Data section>
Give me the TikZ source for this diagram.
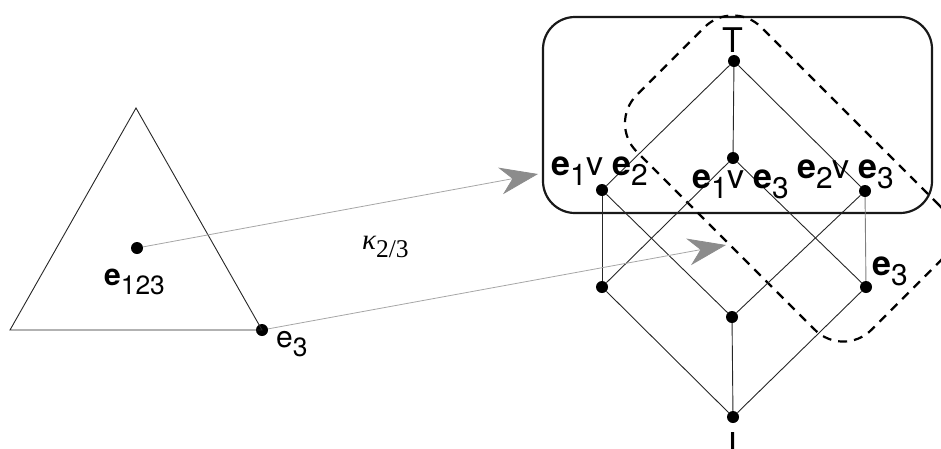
\documentclass[tikz,border=0pt]{standalone}
\usepackage{fontspec}
\setmainfont{TeX Gyre Heros}
\newfontfamily\kappafont{Liberation Serif}
\usepackage{graphicx}
\usetikzlibrary{arrows.meta}
\tikzset{
  dot/.style={circle, fill=black, inner sep=0pt, minimum size=12pt},
  edge/.style={line width=0.9pt, color=black!85},
  map arrow/.style={line width=0.8pt, color=black!35, -{Stealth[length=38pt, width=27pt, inset=12pt, color=black!45]}},
  lab/.style={anchor=base west, inner sep=0pt, font=\fontsize{34}{36}\selectfont},
  smalllab/.style={anchor=base west, inner sep=0pt, font=\fontsize{30}{32}\selectfont},
  group line/.style={line width=2.2pt, dash pattern=on 9pt off 7pt},
}
\newcommand{\lsub}[1]{\raisebox{-0.3em}{\scalebox{0.88}{#1}}}
\newcommand{\eb}[1]{\textbf{e}\lsub{#1}}

\begin{document}
\begin{tikzpicture}[x=1pt, y=-1pt]
    \useasboundingbox (0,0) rectangle (941,448);

    \coordinate (tl) at (10,330); % ----- Triangle
    \coordinate (tt) at (136,108);
    \node[dot] (te3) at (262,330) {};
    \node[dot] (t123) at (137,248) {};
    \draw[edge] (tl) -- (tt) -- (te3.center) -- cycle;
    \node[smalllab] (l123) at (104,285) {\eb{123}};
    \node[smalllab] (lte3) at (276,347) {e\lsub{3}};

    \draw[line width=2.2pt, rounded corners=32pt, color=black!90] (543,17) rectangle (932,213); % ----- Box

    \node[draw, group line, rotate=-45, minimum width=332pt, minimum height=176pt, rounded corners=40pt, inner sep=0pt] (group) at (788,178.5) {}; % ----- Dashed group

    \foreach \n/\x/\y in {top/734/61, ab/602/190, ac/733/158, bc/865/191, a/602/287, b/732/317, c/866/287, bot/733/417} % ----- Lattice
        \node[dot] (\n) at (\x,\y) {};
    \foreach \s/\t in {top/ab, top/ac, top/bc, ab/a, ab/b, ac/a, ac/c, bc/b, a/bot, b/bot, c/bot}
        \draw[edge] (\s) -- (\t);
    \draw[edge, color=black!50] (bc) -- (c);

    \node[anchor=base, inner sep=0pt, font=\fontsize{34}{36}\selectfont] (ltop) at (733,52) {T};
    \node[rotate=180, anchor=south, inner sep=0pt, font=\fontsize{34}{36}\selectfont] (lbot) at (733,432) {T};
    \node[lab] (lab) at (551,175) {\eb{1}v\hspace{0.25em}\eb{2}};
    \node[lab] (lac) at (692,188) {\eb{1}v\hspace{0.25em}\eb{3}};
    \node[lab] (lbc) at (797,178) {\eb{2}v\hspace{0.25em}\eb{3}};
    \node[lab] (lc) at (872,275) {\eb{3}};

    \coordinate (tipA) at (538,174); % ----- Maps
    \coordinate (tipB) at (726,245);
    \draw[map arrow] (t123) -- (tipA);
    \draw[map arrow] (te3) -- (tipB);
    \node[anchor=base west, inner sep=0pt, font=\fontsize{29}{31}\selectfont] (lmap) at (362,249) {\kappafont\itshape κ\lsub{\upshape 2/3}};
\end{tikzpicture}
\end{document}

Your goal>
Working from the lines above, reproduce the material exactly and exclude its pictures.

Solution>
Give me the TikZ source for this diagram.
\documentclass[tikz,border=0pt]{standalone}
\usepackage{fontspec}
\setmainfont{TeX Gyre Heros}
\newfontfamily\kappafont{Liberation Serif}
\usepackage{graphicx}
\usetikzlibrary{arrows.meta}
\tikzset{
  dot/.style={circle, fill=black, inner sep=0pt, minimum size=12pt},
  edge/.style={line width=0.9pt, color=black!85},
  map arrow/.style={line width=0.8pt, color=black!35, -{Stealth[length=38pt, width=27pt, inset=12pt, color=black!45]}},
  lab/.style={anchor=base west, inner sep=0pt, font=\fontsize{34}{36}\selectfont},
  smalllab/.style={anchor=base west, inner sep=0pt, font=\fontsize{30}{32}\selectfont},
  group line/.style={line width=2.2pt, dash pattern=on 9pt off 7pt},
}
\newcommand{\lsub}[1]{\raisebox{-0.3em}{\scalebox{0.88}{#1}}}
\newcommand{\eb}[1]{\textbf{e}\lsub{#1}}

\begin{document}
\begin{tikzpicture}[x=1pt, y=-1pt]
    \useasboundingbox (0,0) rectangle (941,448);

    \coordinate (tl) at (10,330); % ----- Triangle
    \coordinate (tt) at (136,108);
    \node[dot] (te3) at (262,330) {};
    \node[dot] (t123) at (137,248) {};
    \draw[edge] (tl) -- (tt) -- (te3.center) -- cycle;
    \node[smalllab] (l123) at (104,285) {\eb{123}};
    \node[smalllab] (lte3) at (276,347) {e\lsub{3}};

    \draw[line width=2.2pt, rounded corners=32pt, color=black!90] (543,17) rectangle (932,213); % ----- Box

    \node[draw, group line, rotate=-45, minimum width=332pt, minimum height=176pt, rounded corners=40pt, inner sep=0pt] (group) at (788,178.5) {}; % ----- Dashed group

    \foreach \n/\x/\y in {top/734/61, ab/602/190, ac/733/158, bc/865/191, a/602/287, b/732/317, c/866/287, bot/733/417} % ----- Lattice
        \node[dot] (\n) at (\x,\y) {};
    \foreach \s/\t in {top/ab, top/ac, top/bc, ab/a, ab/b, ac/a, ac/c, bc/b, a/bot, b/bot, c/bot}
        \draw[edge] (\s) -- (\t);
    \draw[edge, color=black!50] (bc) -- (c);

    \node[anchor=base, inner sep=0pt, font=\fontsize{34}{36}\selectfont] (ltop) at (733,52) {T};
    \node[rotate=180, anchor=south, inner sep=0pt, font=\fontsize{34}{36}\selectfont] (lbot) at (733,432) {T};
    \node[lab] (lab) at (551,175) {\eb{1}v\hspace{0.25em}\eb{2}};
    \node[lab] (lac) at (692,188) {\eb{1}v\hspace{0.25em}\eb{3}};
    \node[lab] (lbc) at (797,178) {\eb{2}v\hspace{0.25em}\eb{3}};
    \node[lab] (lc) at (872,275) {\eb{3}};

    \coordinate (tipA) at (538,174); % ----- Maps
    \coordinate (tipB) at (726,245);
    \draw[map arrow] (t123) -- (tipA);
    \draw[map arrow] (te3) -- (tipB);
    \node[anchor=base west, inner sep=0pt, font=\fontsize{29}{31}\selectfont] (lmap) at (362,249) {\kappafont\itshape κ\lsub{\upshape 2/3}};
\end{tikzpicture}
\end{document}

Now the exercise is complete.